Unmet expectations are the expectations we have of our partner, typically unexpressed, that when left unmet leave us angry, sad, and sometimes feeling alone and in turn slowly destroy our relationships.
How often do you think I've had a long day and I wish my boyfriend would take care of dinner tonight? I'll be honest and say at least once every other week this goes through my head. But do I ask him to take care of dinner? No.
Then I get upset that he doesn’t help me enough or I say nothing and spend my night stressed out and agitated without ever telling him partner why I’m upset. And Inevitably I take my frustration out on him.
Why don’t we just ask our husbands, boyfriends, or partners to just help out the way we need them to? Are we not worthy of help? Do we feel like they shouldn’t have to help? Or maybe you think well he’s had a long day too, he may need to relax.
I am VERY guilty of that last one. I don’t ask for help because I know my partner has had a long day too. He works hard everyday in the heat and the cold and I have an office job. My day is a lot “easier” than his so I should just suck it up and do whatever it is that needs done.
Wrong.
It IS okay to ask for help. It IS okay to express to your partner the things you need. Maybe he doesn’t feel up to it every day but if he at least knows what it takes to help you out he’s more likely to do it.
My boyfriend is truly amazing and will typically help me out with anything if I need it, but he has to know what I need. No, he doesn’t do EVERYTHING I ask him to do, but even a little help goes a long way. And we are SO MUCH HAPPIER.
Save yourself the frustration. Save yourself the nights where you’re mad at him for not “helping enough” or “not paying enough attention to what you want or need.”
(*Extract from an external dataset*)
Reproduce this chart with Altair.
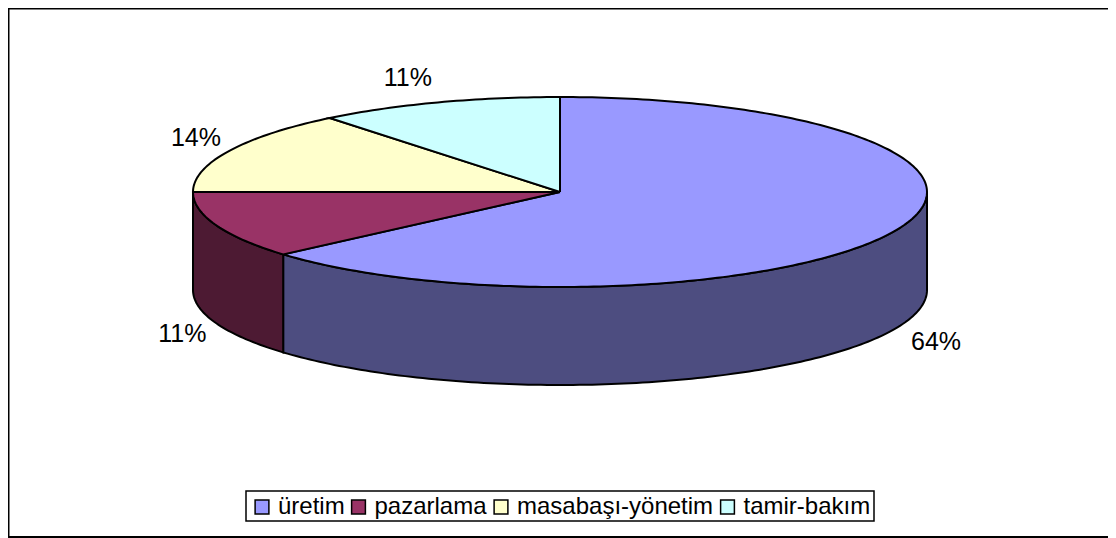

Talk to him! Tell him your expectations and work to find a balance.
Men love to solve problems. It’s what they do. So, let him solve yours now and then. But the kicker here, he has to KNOW what it is. He is not a mind reader.
Stop going to bed mad over things he knows nothing about. Stop holding grudges. Stop keeping score of how many times he doesn’t live up to your expectations.
Save your relationship. Tell him you love him. Show him you care. And tell him what you need from him so he can show you love the way you need to be shown it.